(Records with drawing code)

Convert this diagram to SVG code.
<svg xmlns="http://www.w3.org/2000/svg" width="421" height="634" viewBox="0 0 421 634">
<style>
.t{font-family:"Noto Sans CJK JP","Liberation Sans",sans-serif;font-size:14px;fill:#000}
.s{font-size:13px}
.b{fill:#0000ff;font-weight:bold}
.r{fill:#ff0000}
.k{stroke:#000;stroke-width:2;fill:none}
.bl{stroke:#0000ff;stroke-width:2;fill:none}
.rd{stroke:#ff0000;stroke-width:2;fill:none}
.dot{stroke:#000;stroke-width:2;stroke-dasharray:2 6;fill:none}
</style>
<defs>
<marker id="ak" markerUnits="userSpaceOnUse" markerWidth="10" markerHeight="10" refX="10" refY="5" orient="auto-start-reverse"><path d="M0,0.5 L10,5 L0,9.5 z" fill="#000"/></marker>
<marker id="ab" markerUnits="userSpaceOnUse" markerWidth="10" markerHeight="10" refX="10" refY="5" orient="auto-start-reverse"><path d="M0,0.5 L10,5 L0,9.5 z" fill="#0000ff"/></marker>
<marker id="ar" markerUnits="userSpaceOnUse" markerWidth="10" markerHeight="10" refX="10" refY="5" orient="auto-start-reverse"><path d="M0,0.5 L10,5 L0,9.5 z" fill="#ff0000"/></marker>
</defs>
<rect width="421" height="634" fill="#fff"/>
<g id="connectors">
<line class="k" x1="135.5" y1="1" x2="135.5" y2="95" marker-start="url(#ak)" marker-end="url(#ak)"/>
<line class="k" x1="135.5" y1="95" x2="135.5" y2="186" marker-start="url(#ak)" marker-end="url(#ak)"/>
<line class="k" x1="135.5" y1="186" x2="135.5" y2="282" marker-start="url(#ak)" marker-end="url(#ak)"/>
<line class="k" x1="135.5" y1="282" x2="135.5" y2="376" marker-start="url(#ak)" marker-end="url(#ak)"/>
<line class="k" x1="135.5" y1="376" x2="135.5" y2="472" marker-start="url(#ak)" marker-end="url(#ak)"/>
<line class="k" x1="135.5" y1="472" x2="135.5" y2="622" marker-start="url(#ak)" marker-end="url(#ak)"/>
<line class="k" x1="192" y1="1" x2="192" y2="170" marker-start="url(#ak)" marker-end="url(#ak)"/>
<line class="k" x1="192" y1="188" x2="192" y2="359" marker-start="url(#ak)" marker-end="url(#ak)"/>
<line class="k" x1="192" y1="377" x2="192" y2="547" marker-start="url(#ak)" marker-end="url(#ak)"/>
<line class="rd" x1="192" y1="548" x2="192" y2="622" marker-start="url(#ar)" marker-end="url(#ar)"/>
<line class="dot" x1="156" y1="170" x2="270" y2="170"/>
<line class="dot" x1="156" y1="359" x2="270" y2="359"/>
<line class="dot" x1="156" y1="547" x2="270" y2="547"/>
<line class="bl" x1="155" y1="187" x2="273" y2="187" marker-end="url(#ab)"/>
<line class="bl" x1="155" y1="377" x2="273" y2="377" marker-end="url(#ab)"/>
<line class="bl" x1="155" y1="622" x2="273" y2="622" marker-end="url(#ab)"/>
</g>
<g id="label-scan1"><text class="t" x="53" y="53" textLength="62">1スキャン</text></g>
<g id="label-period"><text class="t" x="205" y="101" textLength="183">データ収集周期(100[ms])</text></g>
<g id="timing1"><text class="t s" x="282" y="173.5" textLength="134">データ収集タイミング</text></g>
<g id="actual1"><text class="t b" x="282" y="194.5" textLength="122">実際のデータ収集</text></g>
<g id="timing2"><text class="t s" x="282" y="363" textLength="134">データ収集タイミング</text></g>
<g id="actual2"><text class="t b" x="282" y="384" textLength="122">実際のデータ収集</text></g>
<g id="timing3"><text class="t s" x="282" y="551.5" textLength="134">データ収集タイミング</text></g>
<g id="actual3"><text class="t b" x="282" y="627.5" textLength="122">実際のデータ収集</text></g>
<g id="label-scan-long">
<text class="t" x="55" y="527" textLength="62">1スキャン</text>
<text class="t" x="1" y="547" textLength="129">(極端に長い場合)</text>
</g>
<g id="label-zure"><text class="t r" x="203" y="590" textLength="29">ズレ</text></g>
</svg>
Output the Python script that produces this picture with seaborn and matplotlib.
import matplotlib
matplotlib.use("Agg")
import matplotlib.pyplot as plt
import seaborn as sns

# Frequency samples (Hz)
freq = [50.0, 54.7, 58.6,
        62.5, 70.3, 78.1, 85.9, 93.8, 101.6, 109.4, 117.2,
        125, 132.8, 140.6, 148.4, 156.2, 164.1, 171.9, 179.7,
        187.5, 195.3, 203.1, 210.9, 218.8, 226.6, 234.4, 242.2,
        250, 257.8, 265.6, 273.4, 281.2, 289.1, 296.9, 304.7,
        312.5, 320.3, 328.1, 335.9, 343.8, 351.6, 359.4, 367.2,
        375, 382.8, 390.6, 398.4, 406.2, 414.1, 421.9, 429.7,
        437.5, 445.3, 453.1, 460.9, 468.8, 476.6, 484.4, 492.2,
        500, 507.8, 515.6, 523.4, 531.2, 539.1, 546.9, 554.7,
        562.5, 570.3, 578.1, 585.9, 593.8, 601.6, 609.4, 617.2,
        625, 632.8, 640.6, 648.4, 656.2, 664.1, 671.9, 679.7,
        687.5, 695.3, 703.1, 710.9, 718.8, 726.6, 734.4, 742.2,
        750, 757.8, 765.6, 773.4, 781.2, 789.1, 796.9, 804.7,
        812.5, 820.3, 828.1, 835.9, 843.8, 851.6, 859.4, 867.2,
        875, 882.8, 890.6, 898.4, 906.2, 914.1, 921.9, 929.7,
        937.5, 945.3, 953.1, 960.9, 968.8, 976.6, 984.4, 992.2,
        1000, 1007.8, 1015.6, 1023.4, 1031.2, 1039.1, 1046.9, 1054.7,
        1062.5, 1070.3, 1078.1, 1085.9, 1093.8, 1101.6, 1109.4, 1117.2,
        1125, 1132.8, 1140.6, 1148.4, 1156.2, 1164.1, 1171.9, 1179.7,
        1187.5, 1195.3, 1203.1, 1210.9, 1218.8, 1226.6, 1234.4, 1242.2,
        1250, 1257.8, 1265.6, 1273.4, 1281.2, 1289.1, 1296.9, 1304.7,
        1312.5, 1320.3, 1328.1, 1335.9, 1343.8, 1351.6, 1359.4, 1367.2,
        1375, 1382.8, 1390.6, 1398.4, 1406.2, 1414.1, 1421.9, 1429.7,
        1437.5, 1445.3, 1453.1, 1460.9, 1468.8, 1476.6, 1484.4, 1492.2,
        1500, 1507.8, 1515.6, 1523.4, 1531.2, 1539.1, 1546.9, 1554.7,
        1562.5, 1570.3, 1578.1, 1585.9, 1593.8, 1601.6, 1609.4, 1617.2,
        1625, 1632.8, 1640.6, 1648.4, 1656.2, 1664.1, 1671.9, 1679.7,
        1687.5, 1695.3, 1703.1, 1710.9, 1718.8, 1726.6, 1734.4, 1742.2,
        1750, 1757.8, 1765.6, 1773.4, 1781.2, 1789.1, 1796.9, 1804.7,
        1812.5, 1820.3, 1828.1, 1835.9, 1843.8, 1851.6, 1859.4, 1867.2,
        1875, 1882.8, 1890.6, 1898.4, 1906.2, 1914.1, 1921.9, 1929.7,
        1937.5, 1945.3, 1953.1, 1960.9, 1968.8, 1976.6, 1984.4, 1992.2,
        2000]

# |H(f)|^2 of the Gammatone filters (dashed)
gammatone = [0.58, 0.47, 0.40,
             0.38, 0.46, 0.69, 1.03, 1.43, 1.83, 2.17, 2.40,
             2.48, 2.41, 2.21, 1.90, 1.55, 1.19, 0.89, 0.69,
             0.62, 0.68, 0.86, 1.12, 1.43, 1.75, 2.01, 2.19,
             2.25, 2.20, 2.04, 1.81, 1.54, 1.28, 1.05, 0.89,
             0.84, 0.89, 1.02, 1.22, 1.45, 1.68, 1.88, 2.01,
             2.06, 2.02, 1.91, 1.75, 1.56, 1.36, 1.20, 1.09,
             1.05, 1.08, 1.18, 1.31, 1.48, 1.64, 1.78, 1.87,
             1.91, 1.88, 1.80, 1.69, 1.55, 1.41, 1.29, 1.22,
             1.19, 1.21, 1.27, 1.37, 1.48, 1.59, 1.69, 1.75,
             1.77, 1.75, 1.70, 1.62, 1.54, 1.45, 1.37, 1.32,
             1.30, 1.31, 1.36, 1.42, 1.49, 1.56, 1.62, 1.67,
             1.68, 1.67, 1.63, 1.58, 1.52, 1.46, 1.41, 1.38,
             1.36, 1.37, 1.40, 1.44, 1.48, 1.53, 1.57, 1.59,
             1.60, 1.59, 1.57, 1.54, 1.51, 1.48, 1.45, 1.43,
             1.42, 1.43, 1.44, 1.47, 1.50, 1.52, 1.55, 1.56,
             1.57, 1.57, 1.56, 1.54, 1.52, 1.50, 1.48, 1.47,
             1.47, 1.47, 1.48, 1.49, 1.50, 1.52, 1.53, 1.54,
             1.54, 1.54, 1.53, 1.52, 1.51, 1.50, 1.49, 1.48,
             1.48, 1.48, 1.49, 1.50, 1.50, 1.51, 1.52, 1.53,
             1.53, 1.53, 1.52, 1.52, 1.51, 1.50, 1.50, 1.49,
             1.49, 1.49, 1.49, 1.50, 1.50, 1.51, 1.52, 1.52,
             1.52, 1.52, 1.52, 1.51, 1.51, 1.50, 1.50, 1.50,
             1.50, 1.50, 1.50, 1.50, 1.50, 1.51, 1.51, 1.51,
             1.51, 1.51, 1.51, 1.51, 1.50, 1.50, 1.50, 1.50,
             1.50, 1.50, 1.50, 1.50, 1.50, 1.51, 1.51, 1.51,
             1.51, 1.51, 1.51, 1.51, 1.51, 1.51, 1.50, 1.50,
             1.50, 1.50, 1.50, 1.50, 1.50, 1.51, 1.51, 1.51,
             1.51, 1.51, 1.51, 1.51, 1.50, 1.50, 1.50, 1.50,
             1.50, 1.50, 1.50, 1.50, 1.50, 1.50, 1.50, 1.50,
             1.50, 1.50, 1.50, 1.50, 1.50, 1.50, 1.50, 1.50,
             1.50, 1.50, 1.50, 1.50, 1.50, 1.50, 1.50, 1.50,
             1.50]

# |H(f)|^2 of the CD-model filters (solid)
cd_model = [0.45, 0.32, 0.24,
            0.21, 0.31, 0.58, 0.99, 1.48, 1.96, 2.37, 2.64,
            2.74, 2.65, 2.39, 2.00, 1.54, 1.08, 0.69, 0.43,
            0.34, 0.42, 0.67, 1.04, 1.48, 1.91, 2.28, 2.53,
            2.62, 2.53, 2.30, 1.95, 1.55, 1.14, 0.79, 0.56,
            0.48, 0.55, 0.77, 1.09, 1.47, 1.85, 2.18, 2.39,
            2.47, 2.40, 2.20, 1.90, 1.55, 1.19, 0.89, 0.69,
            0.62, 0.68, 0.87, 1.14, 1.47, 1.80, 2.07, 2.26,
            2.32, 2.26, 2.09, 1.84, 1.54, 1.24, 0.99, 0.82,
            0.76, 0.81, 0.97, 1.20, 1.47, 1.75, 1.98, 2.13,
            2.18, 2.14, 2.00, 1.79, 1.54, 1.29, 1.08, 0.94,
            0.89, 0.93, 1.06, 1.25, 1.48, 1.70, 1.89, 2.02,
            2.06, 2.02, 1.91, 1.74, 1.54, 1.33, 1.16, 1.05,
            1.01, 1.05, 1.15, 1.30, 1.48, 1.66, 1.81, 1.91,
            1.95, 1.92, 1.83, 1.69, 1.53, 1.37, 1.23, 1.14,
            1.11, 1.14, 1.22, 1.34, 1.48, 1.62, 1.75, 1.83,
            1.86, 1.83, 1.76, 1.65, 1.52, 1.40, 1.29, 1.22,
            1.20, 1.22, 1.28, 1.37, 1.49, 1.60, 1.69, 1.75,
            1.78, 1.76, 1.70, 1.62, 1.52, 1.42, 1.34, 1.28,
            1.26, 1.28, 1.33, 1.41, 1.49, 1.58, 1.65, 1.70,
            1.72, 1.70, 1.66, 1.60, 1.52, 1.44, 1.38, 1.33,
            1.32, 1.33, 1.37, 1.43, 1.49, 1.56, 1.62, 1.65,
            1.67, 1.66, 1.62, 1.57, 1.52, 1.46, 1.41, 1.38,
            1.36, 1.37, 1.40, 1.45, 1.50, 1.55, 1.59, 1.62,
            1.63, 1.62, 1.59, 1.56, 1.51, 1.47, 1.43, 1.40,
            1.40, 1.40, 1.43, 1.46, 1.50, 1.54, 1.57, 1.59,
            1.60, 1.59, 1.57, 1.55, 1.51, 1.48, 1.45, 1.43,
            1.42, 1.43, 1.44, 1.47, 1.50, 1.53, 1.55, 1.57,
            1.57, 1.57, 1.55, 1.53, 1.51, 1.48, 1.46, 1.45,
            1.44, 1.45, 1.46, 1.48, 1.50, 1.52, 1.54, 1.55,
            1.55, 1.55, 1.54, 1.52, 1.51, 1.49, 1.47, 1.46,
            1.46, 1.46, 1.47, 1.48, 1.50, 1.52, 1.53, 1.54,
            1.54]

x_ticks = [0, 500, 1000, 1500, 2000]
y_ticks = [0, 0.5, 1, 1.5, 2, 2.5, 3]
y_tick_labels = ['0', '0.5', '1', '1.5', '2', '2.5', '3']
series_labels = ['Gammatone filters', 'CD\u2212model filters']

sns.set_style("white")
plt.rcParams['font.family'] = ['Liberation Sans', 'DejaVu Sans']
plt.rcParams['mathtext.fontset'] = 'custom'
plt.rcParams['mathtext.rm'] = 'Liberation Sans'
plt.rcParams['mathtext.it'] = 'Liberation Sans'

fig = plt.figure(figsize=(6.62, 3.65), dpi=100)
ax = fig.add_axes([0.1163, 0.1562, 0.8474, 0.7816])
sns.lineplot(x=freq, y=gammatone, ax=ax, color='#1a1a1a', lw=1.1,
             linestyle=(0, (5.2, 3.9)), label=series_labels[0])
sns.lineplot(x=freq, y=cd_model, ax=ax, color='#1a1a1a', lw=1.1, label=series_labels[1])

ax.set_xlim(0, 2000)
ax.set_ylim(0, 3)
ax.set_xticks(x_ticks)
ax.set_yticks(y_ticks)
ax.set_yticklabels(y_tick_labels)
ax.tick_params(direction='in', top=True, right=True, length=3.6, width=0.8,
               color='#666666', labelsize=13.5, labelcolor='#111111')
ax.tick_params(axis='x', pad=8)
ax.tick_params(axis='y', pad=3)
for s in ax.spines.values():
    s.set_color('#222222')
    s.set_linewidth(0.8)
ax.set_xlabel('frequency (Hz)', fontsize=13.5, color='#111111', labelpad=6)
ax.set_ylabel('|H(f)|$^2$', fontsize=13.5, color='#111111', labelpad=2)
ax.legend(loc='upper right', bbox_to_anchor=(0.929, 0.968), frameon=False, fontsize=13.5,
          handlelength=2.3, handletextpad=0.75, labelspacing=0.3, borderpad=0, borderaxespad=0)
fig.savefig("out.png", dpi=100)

→ Exercise goal
In the listing above, locate the line with "Output the Python" and the line with "import seaborn as sns", then extract exactly those lines and every line between them, and nothing more.

→ Correct answer
Output the Python script that produces this picture with seaborn and matplotlib.
import matplotlib
matplotlib.use("Agg")
import matplotlib.pyplot as plt
import seaborn as sns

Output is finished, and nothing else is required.